Research in the Waves Group

A wave is a means of transferring energy from one place to another without bulk motion. Waves appear all over physics, whether light waves, sound waves, elastic waves or other less obvious varieties. Wave motion is ubiquitous, and an understanding of wave motion is of fundamental importance.

The Waves Group studies problems of wave motion, usually, but not exclusively, drawn from fluid dynamics. These include problems as diverse as turbomachinery noise, theoretical hydrodynamic stability, fluid-structure interactions and development of computational methods. This work has a great variety of applications and much of our research is funded by industry.

Below is a broad brush description of some of the current themes of our work. We are interested in other problems as well.

[A Rolls-Royce Trent 800 aircraft engine]

Acoustics and turbomachinery noise

Research has been conducted on a wide of problems arising in the generation and propagation of sound. Most interest has focused on turbomachinery noise, and much of the work has been sponsored by Rolls Royce and Hitachi. High levels of acoustic radiation are produced when turbulence is ingested into a fan and by the hydrodynamic interaction between the various blade rows, and we have studied a range of problems concerned with the sound produced when unsteady vortical flow interacts with a solid object such as a fan blade. Other work has been concerned with predicting the effects of aeroengine intake scarfing, whereby the the shape of the engine intake is changed so as to produce some improvement in the noise exposure on the ground.

Swirling flows with relevance to the flow behind a rotating fan, and the effects of swirl on the stability and acoustics of diverging jets are also under investigation, as described below.

[a finite baffle]

Hydrodynamic stability and fluid-structure interaction

Although, for certain problems, it is relatively simple to write down solutions of the governing equations of fluid dynamics, is it is less simple to show that these solutions can observed in the real world. To do this, one has to show that the solution is stable, and the stability of flows is an old problem of hydrodynamics.

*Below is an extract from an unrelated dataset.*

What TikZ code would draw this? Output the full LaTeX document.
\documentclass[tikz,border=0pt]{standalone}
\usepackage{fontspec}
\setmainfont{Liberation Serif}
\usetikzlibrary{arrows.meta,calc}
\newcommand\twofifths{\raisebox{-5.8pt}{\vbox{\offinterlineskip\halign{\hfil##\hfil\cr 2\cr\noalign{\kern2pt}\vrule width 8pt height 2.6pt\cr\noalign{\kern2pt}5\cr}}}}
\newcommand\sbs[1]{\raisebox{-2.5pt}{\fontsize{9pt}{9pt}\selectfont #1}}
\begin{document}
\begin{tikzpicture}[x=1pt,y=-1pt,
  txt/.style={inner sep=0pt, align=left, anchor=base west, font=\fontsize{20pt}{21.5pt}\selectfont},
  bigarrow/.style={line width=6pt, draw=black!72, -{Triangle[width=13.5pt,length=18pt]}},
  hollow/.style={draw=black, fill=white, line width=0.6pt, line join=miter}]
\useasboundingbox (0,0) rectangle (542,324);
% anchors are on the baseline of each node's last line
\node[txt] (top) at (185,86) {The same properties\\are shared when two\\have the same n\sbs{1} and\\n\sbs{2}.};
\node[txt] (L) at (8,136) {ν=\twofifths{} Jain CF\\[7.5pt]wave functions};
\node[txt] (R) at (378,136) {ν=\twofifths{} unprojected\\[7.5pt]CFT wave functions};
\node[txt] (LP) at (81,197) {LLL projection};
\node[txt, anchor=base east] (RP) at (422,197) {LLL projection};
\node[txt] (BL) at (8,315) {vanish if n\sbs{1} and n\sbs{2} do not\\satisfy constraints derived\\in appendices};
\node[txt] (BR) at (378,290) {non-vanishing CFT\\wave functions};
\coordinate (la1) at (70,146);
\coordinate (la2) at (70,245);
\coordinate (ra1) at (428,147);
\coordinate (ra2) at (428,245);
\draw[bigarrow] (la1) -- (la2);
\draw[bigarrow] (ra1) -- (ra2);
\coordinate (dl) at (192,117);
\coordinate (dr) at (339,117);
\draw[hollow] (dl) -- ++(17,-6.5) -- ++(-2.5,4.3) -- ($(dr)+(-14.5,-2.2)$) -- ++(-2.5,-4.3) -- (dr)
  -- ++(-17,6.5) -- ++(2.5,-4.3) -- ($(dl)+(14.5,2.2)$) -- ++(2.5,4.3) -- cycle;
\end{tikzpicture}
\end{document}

The extension of fluid stability theory to handle interactions between the fluid and any elastic or other structures present is an interesting topic of research. A variety of counter-intuitive and complicated behaviours can occur; for example, damping can become a destabilizing effect. The picture to the left shows the response of a finite baffle in mean flow to (single period) forcing. Although the forcing is periodic, frequencies generated in the startup persist and change the nature of the solution at large times, meaning a classical frequency analysis does not tell the whole story.

[Scattering
of a wave using a Wiener-Hopf method]

Theoretical Acoustics

We are interested not only in applications of waves, but also in the fundamental mathematical methods used to model and investigate waves and related behaviour. For example, one powerful but complex method is the Wiener-Hopf technique, which is used for a broad collection of PDEs which arise in acoustic, finance, hydrodynamic, elasticity, potential and electromagnetic theories. It is an elegant method based on the exploitation of the analyiticity properties of the functions. For the scalar Wiener-Hopf the solution can be expressed in terms of a Cauchy type integral, although in more complicated scalar Wiener-Hopf equations (as often occur in practice) the exact solution is difficult or slow to compute. We are currently working on developing approximate methods for solving such problems which are easily implementable, reliable and have explicit error bounds. Moreover, the general theory for solving matrix Wiener-Hopf problems is not yet known, with only a few matrix Wiener-Hopf problems having ever been solved. This is an area of active research.

[mid-plane velocity field
 of a nonlinear solution obtained during transition]

Swirling flows and transition to turbulence

We are also interested in a range of issues associated with the acoustics and stability of swirling flow. The behaviour of small-amplitude wave motions in irrotational steady flow is well-understood, but interesting effects arise in the presence of mean vorticity. Duct acoustics in strong swirl is relevant to the flow behind a rotating fan, and the effects of swirl on the stability and acoustics of diverging jets are also under investigation.

High rotation can produce novel nonlinear solutions which give insight into the complex transition processes observed in shear flows. As such, we are working on analysing the effects of swirl and rotation on the sub-critical and super-critical stability properties of cylindrical and Cartesian shear flows.

[Noise generated by turbulent flow over an owl's wing]

Biological acoustics

There are many instances of waves in biology. For example, the flight of most owl species is effectively silent, a feat which allows the owl to acoustically target and sneak up on its prey in total darkness; this noise reduction is achieved through specialised plumage (as shown in the picture on the left). We are developing theoretical models incorporating these unique attributes, with the dual aims of helping explain the mystery of silent owl flight and guiding the development of quieter airframes and fluid-loaded blades, such as those found on helicopter rotors and wind turbines.